Can I make money as an independent VTuber without joining an agency?
Yes, but earnings expectations should be realistic. Independent VTubers who build niche audiences can earn sustainable income through a combination of Super Chat, channel memberships, merchandise, and sponsorships. The key challenges compared to agency VTubers are: you handle all business operations yourself (no management, no merch production, no event booking), you do not benefit from cross-promotion within an agency roster, and you must build your audience from zero without the discoverability boost that agency affiliations provide. Successful independents typically specialize in a specific content niche and invest heavily in community building.
What is the difference between 2D and 3D VTuber avatars?

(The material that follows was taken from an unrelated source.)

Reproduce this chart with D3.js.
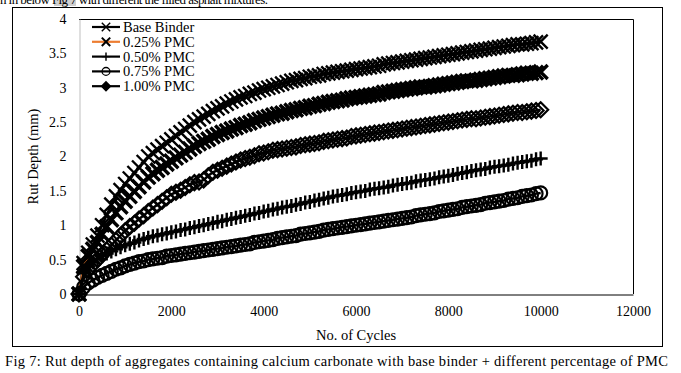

2D avatars are anime-style illustrations rigged with Live2D software to respond to your facial expressions — they move in a 2D plane (facing the camera, with limited head tilt and expression changes). 3D avatars are three-dimensional models that can turn, rotate, and potentially track full-body movement. 2D is cheaper to produce ($500-$8,000 for custom commissions), requires less processing power, and is the established aesthetic most viewers associate with VTubing. 3D is more expensive ($2,000-$15,000+), requires a more powerful GPU, but offers greater expressiveness — essential for VRChat content, dance streams, or any format that benefits from full-body movement.